Winston Powell, who spent a month hiding out with his two daughters because their mother was accused of trying to poison them, was arrested Thursday after a routine traffic stop.
His capture by Ocala police was not easy.
Powell sped away from an officer trying to ticket him for speeding in a school zone, then led police on a chase along residential streets where dozens of children were walking home.
His two children _ 8-year-old Rachel and 7-year-old Rebekah _ were sitting in the car with Powell as he drove to a minister's house where he intended to seek refuge. After a short standoff, police said, Powell was tackled and handcuffed as the two youngsters watched.
"I schized out," Powell said later from the Marion County Jail, where he was being held without bail. "As a matter of fact, I really got unnerved when I saw the cop come up behind me. I knew it was all over."
Indeed, a month of staying with friends and avoiding two arrest warrants came to an end less than six hours after a hearing in Hillsborough Circuit Court where a custody battle has loomed over the children.
Powell wants the two girls and their 10-year-old brother, Jonathan, to live with him instead of their maternal grandmother. The grandmother, Barbara Taylor of Tampa, was awarded temporary custody of the children after their mother was accused of trying to kill them.
Saying that Ms. Taylor was allowing the children to continue seeing their mother, Powell refused to bring back the two girls after picking them up for a day of visitation Sept. 25.
"I don't have any regrets about taking the children," Powell said Thursday. "I don't like where I'm at right now. But I feel like God gave these children to me, and I have to look out for them."
At least two warrants have been issued in recent weeks, charging Powell with interfering with a custody order and with contempt of court. As of late Thursday, he also faced nine new charges.
Among them: Fleeing police by speeding away, resisting arrest, assaulting an officer, neglecting the children, carrying a concealed knife in his car and driving with a suspended license.
"I was speeding, and they clocked me," Powell said. "I knew there was an outstanding warrant for my arrest. I knew they would take the girls."

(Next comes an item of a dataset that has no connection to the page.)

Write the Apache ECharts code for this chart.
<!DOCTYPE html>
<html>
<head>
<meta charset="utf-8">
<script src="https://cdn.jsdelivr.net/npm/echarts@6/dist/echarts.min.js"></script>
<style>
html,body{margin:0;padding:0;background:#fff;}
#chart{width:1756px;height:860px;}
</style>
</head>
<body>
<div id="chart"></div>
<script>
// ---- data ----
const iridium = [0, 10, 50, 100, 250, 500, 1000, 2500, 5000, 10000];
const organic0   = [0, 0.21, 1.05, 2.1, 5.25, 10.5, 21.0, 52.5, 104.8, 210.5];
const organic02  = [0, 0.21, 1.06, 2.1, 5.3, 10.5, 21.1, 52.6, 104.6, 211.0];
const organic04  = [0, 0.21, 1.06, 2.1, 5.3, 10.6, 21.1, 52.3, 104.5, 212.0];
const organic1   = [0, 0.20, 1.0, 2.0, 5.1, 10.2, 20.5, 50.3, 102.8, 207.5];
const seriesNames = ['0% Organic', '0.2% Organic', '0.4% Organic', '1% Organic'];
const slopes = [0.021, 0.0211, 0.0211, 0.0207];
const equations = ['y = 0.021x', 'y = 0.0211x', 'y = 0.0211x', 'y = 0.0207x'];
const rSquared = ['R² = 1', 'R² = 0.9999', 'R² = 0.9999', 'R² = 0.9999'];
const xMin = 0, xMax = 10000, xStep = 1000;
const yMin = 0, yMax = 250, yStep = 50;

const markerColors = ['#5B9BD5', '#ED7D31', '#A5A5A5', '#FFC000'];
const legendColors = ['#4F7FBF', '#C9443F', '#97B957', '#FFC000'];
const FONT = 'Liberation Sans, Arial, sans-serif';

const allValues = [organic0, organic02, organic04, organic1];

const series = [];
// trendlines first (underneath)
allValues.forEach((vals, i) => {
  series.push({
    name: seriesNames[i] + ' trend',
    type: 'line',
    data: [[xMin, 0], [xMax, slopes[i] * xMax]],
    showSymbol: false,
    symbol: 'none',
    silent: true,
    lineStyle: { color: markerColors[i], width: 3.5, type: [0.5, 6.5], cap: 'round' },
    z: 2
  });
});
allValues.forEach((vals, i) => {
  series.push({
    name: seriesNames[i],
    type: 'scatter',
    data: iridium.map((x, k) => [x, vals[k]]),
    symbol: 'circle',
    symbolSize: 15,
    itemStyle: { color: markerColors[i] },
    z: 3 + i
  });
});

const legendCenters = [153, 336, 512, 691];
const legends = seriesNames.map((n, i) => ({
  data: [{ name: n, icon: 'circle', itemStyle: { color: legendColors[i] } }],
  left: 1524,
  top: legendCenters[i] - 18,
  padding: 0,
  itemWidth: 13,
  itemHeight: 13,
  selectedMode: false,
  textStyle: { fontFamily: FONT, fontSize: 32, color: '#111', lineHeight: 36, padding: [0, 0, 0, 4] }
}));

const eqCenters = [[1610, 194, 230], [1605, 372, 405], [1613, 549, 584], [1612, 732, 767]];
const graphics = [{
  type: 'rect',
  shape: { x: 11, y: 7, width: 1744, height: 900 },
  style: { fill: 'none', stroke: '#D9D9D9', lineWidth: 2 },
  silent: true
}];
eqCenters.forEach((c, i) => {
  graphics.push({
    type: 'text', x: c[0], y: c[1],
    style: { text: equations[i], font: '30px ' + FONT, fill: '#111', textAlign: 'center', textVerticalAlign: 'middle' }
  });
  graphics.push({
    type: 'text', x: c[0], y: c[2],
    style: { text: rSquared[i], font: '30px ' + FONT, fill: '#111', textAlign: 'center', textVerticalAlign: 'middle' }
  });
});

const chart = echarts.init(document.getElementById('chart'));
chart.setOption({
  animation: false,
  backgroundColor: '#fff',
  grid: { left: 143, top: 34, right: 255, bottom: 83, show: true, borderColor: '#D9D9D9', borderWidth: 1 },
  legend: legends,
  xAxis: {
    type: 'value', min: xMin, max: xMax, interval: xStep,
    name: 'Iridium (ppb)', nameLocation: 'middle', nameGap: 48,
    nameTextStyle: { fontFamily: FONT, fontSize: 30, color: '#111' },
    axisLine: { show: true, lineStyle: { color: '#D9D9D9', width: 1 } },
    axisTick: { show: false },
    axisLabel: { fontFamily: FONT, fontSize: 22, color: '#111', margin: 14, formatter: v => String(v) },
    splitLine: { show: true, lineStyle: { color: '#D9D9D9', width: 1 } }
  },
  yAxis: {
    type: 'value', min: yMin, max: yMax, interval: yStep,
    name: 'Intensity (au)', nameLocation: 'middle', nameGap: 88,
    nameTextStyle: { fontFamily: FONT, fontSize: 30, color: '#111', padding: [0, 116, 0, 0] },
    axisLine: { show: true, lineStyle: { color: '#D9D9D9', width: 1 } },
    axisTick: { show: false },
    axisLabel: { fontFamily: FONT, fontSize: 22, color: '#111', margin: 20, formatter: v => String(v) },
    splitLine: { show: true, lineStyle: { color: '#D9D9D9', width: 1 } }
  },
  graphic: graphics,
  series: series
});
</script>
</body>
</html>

Arrest records say Powell was driving 34 mph in a 20 mph school zone in a residential area of Ocala. A motorcycle officer stopped him, but records say Powell gave him a driver's license with an alias.
Powell "began to act very nervous, pacing about and begging not to be cited," officers wrote in reports. A few minutes later, as an officer leaned inside the car, Powell drove away.
Dozens of schoolchildren were on sidewalks as Powell's 1984 Mercury reached speeds of 50 mph with two police cruisers and the motorcycle officer behind him, reports say.
Finally, Powell stopped a few blocks away at the home of the Rev. Richard Mooneyhan.
Powell said he told his two daughters to run in the house. But as Powell tried to run in himself, officers grabbed him. "I struggled but I didn't hit anybody. I made it inside the house, and they pushed me to the ground and handcuffed me."
His two daughters looked on. "They watched the cops take me right down to the rugs," Powell said.
The two girls were taken into the custody of the state Department of Health and Rehabilitative Services. Ellen Ostman, a Tampa lawyer representing the grandmother, said the family was relieved to learn the girls would be coming home soon.